Il est possible qu’un examen microscopique de l’exercice auquel le juge s’est livré puisse, à l’égard de certains indices d’encadrement qu’il a examinés, justifier un apport de nuances ou de précisions. Mais [nous ne pouvons] conclure que l’ensemble de cet exercice est entaché d’erreurs manifestes et dominantes, pour paraphraser la norme de la Cour suprême, qui requièrent et justifient notre intervention.

 

 

[11]           Pour ces motifs, l’appel sera rejeté avec dépens.

 

 

« Gilles Létourneau »

j.c.a.

 

 


COUR D’APPEL FÉDÉRALE

 

AVOCATS INSCRITS AU DOSSIER

 

(APPEL D’UNE DÉCISION DU JUGE RÉAL FAVREAU, DE LA COUR CANADIENNE DE L’IMPÔT, DU 25 SEPTEMBRE 2008, NO DU DOSSIER 2007-622(EI).)

 

DOSSIER :                                                 A-545-08

 

 

INTITULÉ :                                                MINISTRE DU REVENU NATIONAL c.
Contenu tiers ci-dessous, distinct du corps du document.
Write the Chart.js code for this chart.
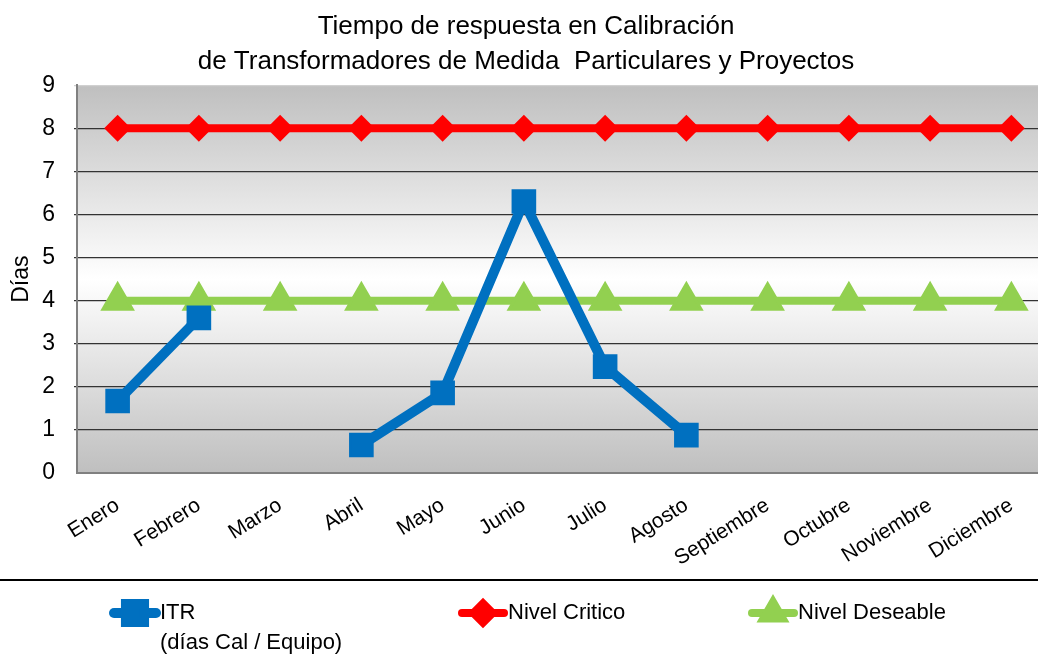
<!DOCTYPE html>
<html>
<head>
<meta charset="utf-8">
<script src="https://cdn.jsdelivr.net/npm/chart.js@4.4.1/dist/chart.umd.min.js"></script>
<style>
  html, body { margin: 0; padding: 0; background: #fff; overflow: hidden; }
  #wrap { width: 1052px; height: 657px; }
</style>
</head>
<body>
<div id="wrap"><canvas id="tiempoChart" width="1052" height="657"></canvas></div>
<script>
// data
const months = ['Enero', 'Febrero', 'Marzo', 'Abril', 'Mayo', 'Junio', 'Julio',
  'Agosto', 'Septiembre', 'Octubre', 'Noviembre', 'Diciembre'];
const itrValues = [1.67, 3.6, null, 0.65, 1.86, 6.3, 2.47, 0.88, null, null, null, null];
const nivelCritico = [8, 8, 8, 8, 8, 8, 8, 8, 8, 8, 8, 8];
const nivelDeseable = [4, 4, 4, 4, 4, 4, 4, 4, 4, 4, 4, 4];
const yMin = 0;
const yMax = 9;

const FONT = '"Liberation Sans", Arial, sans-serif';
Chart.defaults.font.family = FONT;
Chart.defaults.color = '#000';

// gray -> white -> gray fill behind the plot
const plotBackground = {
  id: 'plotBackground',
  beforeDraw(chart) {
    const { ctx, chartArea: a } = chart;
    const g = ctx.createLinearGradient(0, a.top, 0, a.bottom);
    g.addColorStop(0, '#bfbfbf');
    g.addColorStop(0.5, '#ffffff');
    g.addColorStop(1, '#bfbfbf');
    ctx.save();
    ctx.fillStyle = g;
    ctx.fillRect(a.left, a.top, a.right - a.left, a.bottom - a.top);
    ctx.restore();
  }
};

// legend under a rule, line + marker icons
const bottomLegend = {
  id: 'bottomLegend',
  afterDraw(chart) {
    const { ctx, width } = chart;
    const y = chart.chartArea.bottom + 140;
    const xs = [110, 458, 748];
    ctx.save();
    ctx.strokeStyle = '#000';
    ctx.lineWidth = 2;
    ctx.beginPath();
    ctx.moveTo(0, chart.chartArea.bottom + 107);
    ctx.lineTo(width, chart.chartArea.bottom + 107);
    ctx.stroke();

    chart.data.datasets.forEach((ds, i) => {
      const x0 = xs[i];
      ctx.strokeStyle = ds.borderColor;
      ctx.fillStyle = ds.borderColor;
      ctx.lineWidth = ds.borderWidth;
      ctx.lineCap = 'round';
      ctx.beginPath();
      ctx.moveTo(x0 + 4, y);
      ctx.lineTo(x0 + 46, y);
      ctx.stroke();
      Chart.helpers.drawPoint(ctx, {
        pointStyle: ds.pointStyle,
        radius: ds.pointRadius * (ds.pointStyle === 'triangle' ? 0.65 : 0.8),
        rotation: 0,
        borderWidth: ds.pointBorderWidth
      }, x0 + 25, y);
      ctx.fillStyle = '#000';
      ctx.font = '22px ' + FONT;
      ctx.textBaseline = 'middle';
      ctx.textAlign = 'left';
      ds.label.split('\n').forEach((line, k) => {
        ctx.fillText(line, x0 + 50, y + k * 30);
      });
    });
    ctx.restore();
  }
};

new Chart(document.getElementById('tiempoChart'), {
  type: 'line',
  data: {
    labels: months,
    datasets: [{
      label: 'ITR\n(días Cal / Equipo)',
      data: itrValues,
      borderColor: '#0070c0',
      backgroundColor: '#0070c0',
      borderWidth: 10,
      pointStyle: 'rect',
      pointRadius: 16,
      pointBorderWidth: 2,
      pointBackgroundColor: '#0070c0',
      pointBorderColor: '#0070c0',
      spanGaps: false
    }, {
      label: 'Nivel Critico',
      data: nivelCritico,
      borderColor: '#ff0000',
      backgroundColor: '#ff0000',
      borderWidth: 8,
      pointStyle: 'rectRot',
      pointRadius: 12,
      pointBorderWidth: 2,
      pointBackgroundColor: '#ff0000',
      pointBorderColor: '#ff0000'
    }, {
      label: 'Nivel Deseable',
      data: nivelDeseable,
      borderColor: '#92d050',
      backgroundColor: '#92d050',
      borderWidth: 8,
      pointStyle: 'triangle',
      pointRadius: 17,
      pointBorderWidth: 3,
      pointBackgroundColor: '#92d050',
      pointBorderColor: '#92d050'
    }]
  },
  options: {
    responsive: false,
    animation: false,
    devicePixelRatio: 1,
    layout: { padding: 0, autoPadding: false },
    elements: {
      line: { tension: 0, borderJoinStyle: 'round' },
      point: { hoverRadius: 16 }
    },
    plugins: {
      legend: { display: false },
      tooltip: { enabled: false },
      title: {
        display: true,
        text: ['Tiempo de respuesta en Calibración',
          'de Transformadores de Medida  Particulares y Proyectos'],
        color: '#000',
        font: { size: 26, weight: 'normal', lineHeight: 1.35 },
        padding: { top: 9, bottom: 6 }
      }
    },
    scales: {
      x: {
        offset: true,
        afterFit: (scale) => {
          scale.height = 184;
          scale.paddingLeft = 0;
          scale.paddingRight = 0;
        },
        grid: { display: false, tickLength: 4 },
        border: { color: '#808080', width: 2 },
        ticks: {
          color: '#000',
          font: { size: 21 },
          minRotation: 32,
          maxRotation: 32,
          padding: 16,
          autoSkip: false
        }
      },
      y: {
        min: yMin,
        max: yMax,
        afterFit: (scale) => { scale.width = 77; },
        border: { color: '#808080', width: 2 },
        grid: {
          tickLength: 3,
          lineWidth: 1.3,
          color: (c) => (c.tick && (c.tick.value === yMax) ? '#d0d0d0' :
            (c.tick && c.tick.value === yMin ? 'rgba(0,0,0,0)' : '#333'))
        },
        ticks: { stepSize: 1, color: '#000', font: { size: 23 }, padding: 19 },
        title: {
          display: true,
          text: 'Días',
          color: '#000',
          font: { size: 23 },
          padding: { top: 8, bottom: 0 }
        }
      }
    }
  },
  plugins: [plotBackground, bottomLegend]
});
</script>
</body>
</html>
LES

                                                                     ENTREPRISES UNE AFFAIRE D’ANGLAIS

                                                                     INC.

 

LIEU DE L’AUDIENCE :                         Québec (Québec)

 

 

DATE DE L’AUDIENCE :                        Le 15 décembre 2009

 

 

MOTIFS DU JUGEMENT                       LE JUGE EN CHEF BLAIS

DE LA COUR :                                          LE JUGE LÉTOURNEAU

                                                                     LA JUGE TRUDEL

 

 

PRONONCÉS À L’AUDIENCE :            LE JUGE LÉTOURNEAU

 

 

COMPARUTIONS :

 

Me Benoît Mandeville

POUR L’APPELANT

 

Me Sarto Veilleux

Me Marie-Ève Malenfant

POUR L’INTIMÉE

 

 

AVOCATS INSCRITS AU DOSSIER :

 

John H. Sims, c.r.

Sous-procureur général du Canada

POUR L’APPELANT

 

Langlois Kronström Desjardins, s.e.n.c.r.l.